Musk’s decision to build Grokipedia was encouraged by allies such as David Sacks, Donald Trump’s tech advisor, who accused Wikipedia of being “hopelessly biased” and dominated by “an army of leftwing activists.”
Ironically, Musk once praised Wikipedia, writing on its 20th anniversary, “So glad you exist.” But by 2023, his tone had soured. He mocked the site as “corrupt.”
A copy with a political twist
Despite his claims of innovation, many of Grokipedia’s 885,000 articles were copied almost word-for-word from Wikipedia. Others diverged sharply, revealing a clear political tilt.
The site described Britain First as a “patriotic political party,” a portrayal welcomed by its leader, Paul Golding, but one that Wikipedia calls “neo-fascist” and a “hate group.”
Likewise, Grokipedia called the January 6 attack on the US Capitol a “riot” rather than an attempted coup and legitimized the “Great Replacement” conspiracy theory as having “empirical underpinnings.” Its entry on Donald Trump’s conviction for falsifying business records downplayed his conflicts of interest and suggested political bias in his trial.
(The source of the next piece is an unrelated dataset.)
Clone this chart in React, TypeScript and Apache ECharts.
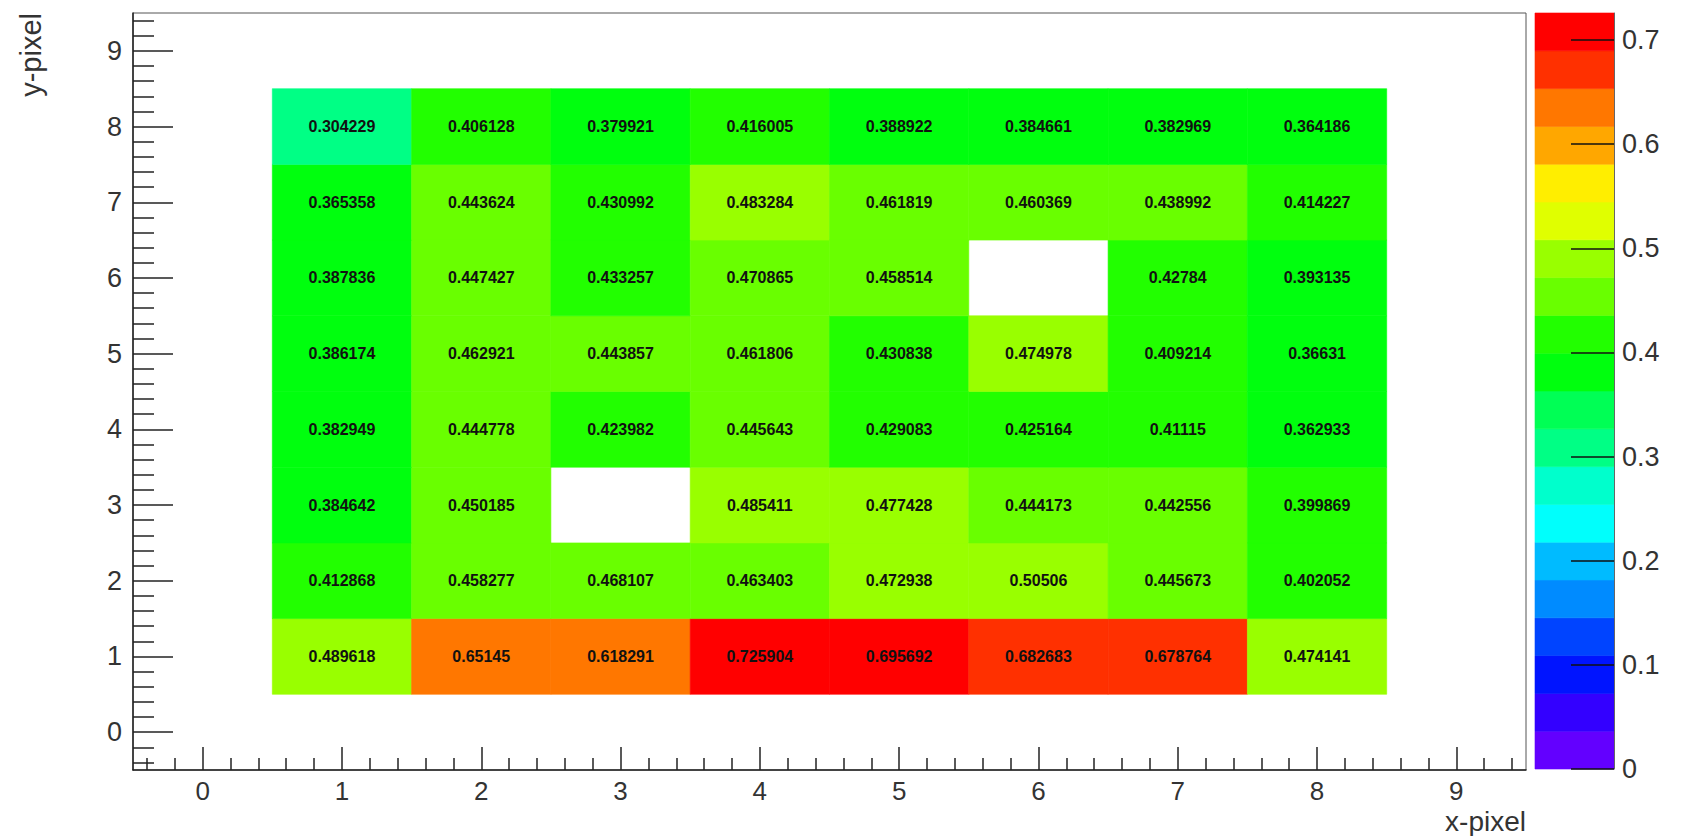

The Wikimedia Foundation, which runs Wikipedia, responded coolly to Musk’s self-proclaimed replacement. “Unlike newer projects, Wikipedia’s strengths are clear,” a spokesperson said. “It has transparent policies, rigorous volunteer oversight, and a strong culture of continuous improvement.”
“Wikipedia is an encyclopedia, written to inform billions of readers without promoting a particular point of view,” it added.